The first phase of international Lutheran-Catholic dialogues, concluding with the Malta report in 1972, touched on the question of what is the centre of the gospel and whether justification through faith can be identified with this absolute centre of the Christian faith. In a section entitled "The Foundation and Centre of Gospel and the Hierarchy of Truths", the Malta report says:
Concern for an abiding truth within the diversity of traditions leads to the question of what is the foundation and centre of the gospel in relation to which the manifold witnesses of the church in various historical situations can be conceived as testimony and development. This foundation and this centre cannot be reduced to a theological formula, but is rather constituted by the eschatological saving act of God in Jesus' cross and resurrection (nos 24-25).

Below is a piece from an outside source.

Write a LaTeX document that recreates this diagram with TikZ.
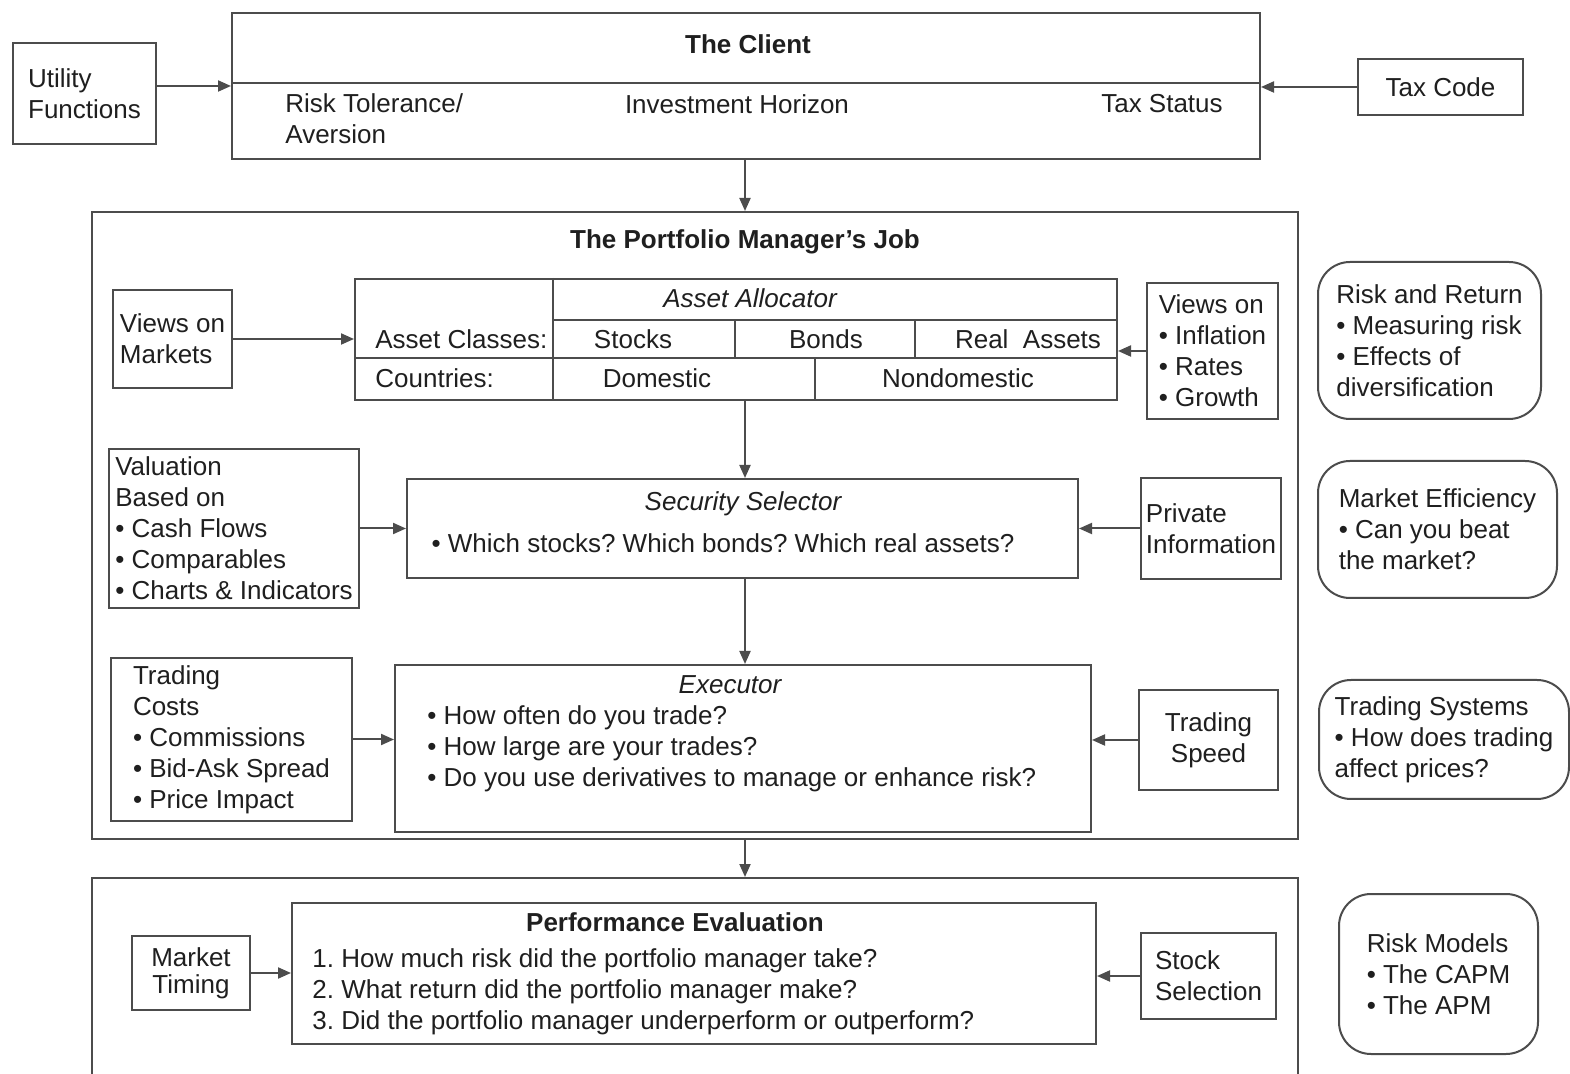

The Catholic participants had no difficulty in accepting justification through faith as the foundation and centre of the gospel. But they underscored that this foundation and centre could also be "expressed comprehensively in other words derived from the New Testament, such as reconciliation, freedom, redemption, new life and new creation" (no. 27).
Now you cannot have more than one central point. If there are two, three or more centres, the very concept of "centre" is abandoned. Indeed, the centre from which we as Christians receive our identity and life may be a centre beyond words, at any rate beyond theological formulations. Luther said: "I must have a place, where I find God and all things" -- Ich mu[Beta] haben ein Ort, wo ich Gott und alle Dinge finde (WA 23, 688, 18). This place is Jesus Christ himself. I have sometimes thought that the perfect expression of justification comes at one of the most solemn moments in the Catholic mass, when the priest, elevating the host and chalice, says: "Through him and with him and in him all honour and glory is yours, Almighty Father, in the unity of the Holy Spirit, for ever and ever. Amen."
All theological language and all traditions of piety and spirituality are inevitably influenced by the cultures in which they develop. Concepts such as mortal and venial sin, original sin, sanctifying grace, justification, punishment, merits, liberty -- all our key words -- have their history.